In January this year Mr Anirban Bhadra, of Calcutta decided to photograph every tomb in the South Park Street cemetery there and record the inscriptions. ‘I would spend all day in the cemetery’ he tells us ‘and would clear the stones with a small painter’s brush to clean the face so that the writing would become visible. I would get into any tricky place covered with vegetation, much to the displeasure of the mali. When summer came I stopped because of the heat but will soon resume this winter. Near the entrance I found a huge dark marble slab lying on a bed of grass. It was clean, although broken in two. Fussy as I was, I didn’t spare even this crude-looking slab and took a photo to transcribe later. I found that it was an all-Latin inscription which commemorates an Angelica de Carrion followed by the phrase Edwardii Tiretta Tarvisini and a date of 15 June 1796 but didn’t translate the text. I almost forgot about it until recently when going through my notes and only then found that Angelica was actually the wife of Edward Tiretta. I checked the Bengal Obituary and found that this inscription is the first in the section on Tiretta’s Burial Ground. I knew about Tiretta and his burial ground but didn’t know the whereabouts of his wife. I eagerly would like to know if this is recorded in BACSA records. Or is it my discovery? The verdict is very much anticipated.’

This was indeed an exciting find, especially as the tomb is not recorded in BACSA’S definitive guide South Park Street Cemetery, Calcutta: Register of Graves and Standing tombs from 1767. The first thing to do was to get an accurate translation of the Latin inscription, which Mr Bhadra had gallantly tried to do through google. BACSA member Richard Morgan provided his own version:

‘Here lies Angelica de Carrion, the very dear wife of Edward Tiretta of Treviso, whom on the third day after a pledge of love had been given, Death snatched away on the 15 June 1796 in her 18th year. Her grieving husband set up this marble sacred to her memory.’

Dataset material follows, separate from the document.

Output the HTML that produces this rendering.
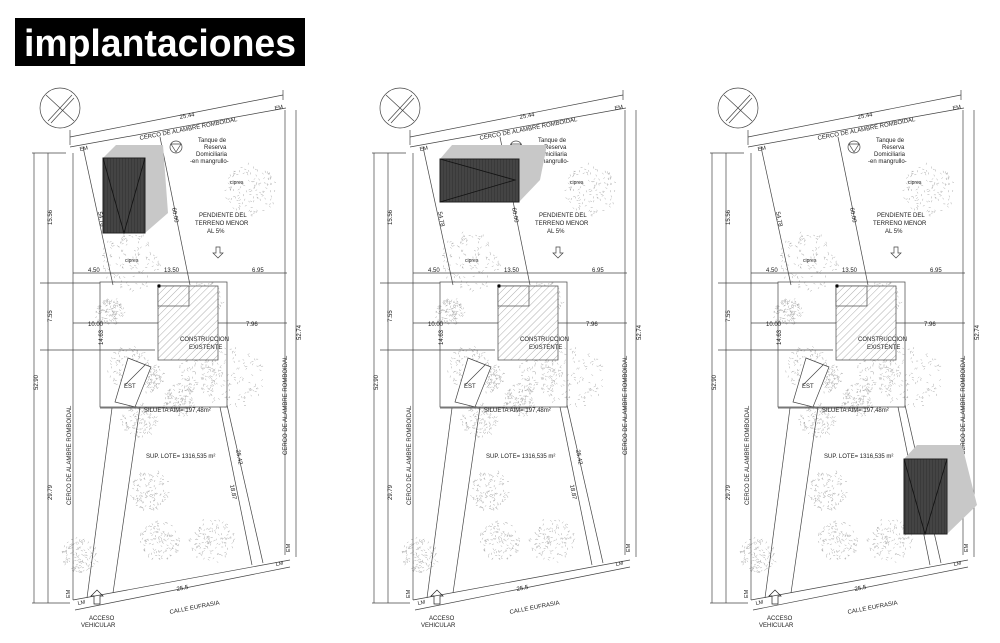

(For members who would like to try their hand, the Latin inscription is reproduced on the back cover.) The next thing was to learn more of Edward Tiretta and his Burial Ground. Treviso is near enough to Venice for Tiretta to be called a Venetian and as a youth he had worked for Casanova, the great lover, before arriving in India about 1781. He was quickly appointed Superintendent of Roads in Calcutta as well as the Land Registrar, recording ownership deeds and marking the limits of the town. He was also a civil architect, though it would be more accurate to describe him as a property developer.

He established Tiretta’s Bazaar in north Calcutta which became a centre for Chinese immigrants and still offers Chinese food today. Angelica, his child bride, whom he had married when she was only fifteen, was the orphan daughter of a French officer, the Comte de Carrion who had settled in Calcutta and may also have had Venetian links. Three years after the marriage, Angelica died in childbirth, leaving ‘a little babe as a pledge of her friendship’ as Tiretta wrote to Warren Hastings.

Angelica was interred in the Portuguese burial ground at Boytaconnah near the Circular Road, but for reasons ‘too painful to relate’ her widowed husband was forced to have her body distinterred shortly afterwards. This was apparently because such was the demand for burial spaces for Catholics, that even recent graves were being used for new interments. Tiretta therefore bought a plot of land in Park Street which became known as the French Cemetery or Tiretta’s Burial Ground and here Angelica was laid to rest for a second time. A large obelisk was erected over her grave in the centre of the new site. (see back cover) The inscription was inserted at the base, facing the entrance. Nothing is known of her infant, nor indeed of Tiretta’s own burial place.

In 1977 the French Cemetery was cleared for redevelopment. The last photographs were taken by BACSA member Mrs Elizabeth McKay and the surviving inscriptions were recorded before the tombs were demolished. A handful of gravestones which could be moved were brought to South Park Street through the generosity of the Compagnie Française des Petroles (Total), but the majority were lost. BACSA was then in its infancy and unable to do anything. The information was collated and published in 1983 as a BACSA booklet edited mainly by the late Basil LaBourchardière, himself of French descent. Writing about the Tiretta tomb he noted that the inscription was ‘alas now no more’ which makes Mr Bhadra’s discovery all the more exciting. It appears that Angelica’s inscription, removed from its monument, was simply left, face down, in South Park Street. It is such an important memorial that it should be carefully restored with a plaque detailing the history of this much travelled inscription. Anirban Bhadra is to be congratulated on his find.

And another sharp-eyed visitor to the same cemetery, Mr Sovan Dutta, found something that puzzled him – two stone plaques lying side by side on the ground. One was inscribed with foreign place names: Toulouse, Salamanca, S. Africa 1846-47, Central India and Alma. The second adjacent plaque had a regimental crest and the words ‘Derbyshire Regt.’ and ‘Sherwood Foresters’ could be made out. This placed the plaques later than 1881 when the two regiments, from Derbyshire and Nottinghamshire were amalgamated. Apart from a mention of ‘Central India’ the Regiment does not seem to have spent long in India, but played an important part in the American war of Independence, in the Napoleonic wars, and in the Crimean war. Mr Dutta asked the pertinent question ‘Why is Alma mentioned first?’ because it appears separately above a list of other battle names. Perhaps a military historian could explain the ranking order of names? Mr Dutta’s query was passed to Dr Sudip Bhattacharya, who believes the plaques may be from a memorial originally at Dum Dum, now part of the Kolkata Municipal area. Possibly there was a military cemetery here which no longer exists, suggests Dr Battacharya and the two plaques, like the Tiretta inscription may simply have been dumped here. Who knows what will turn up next, we wonder.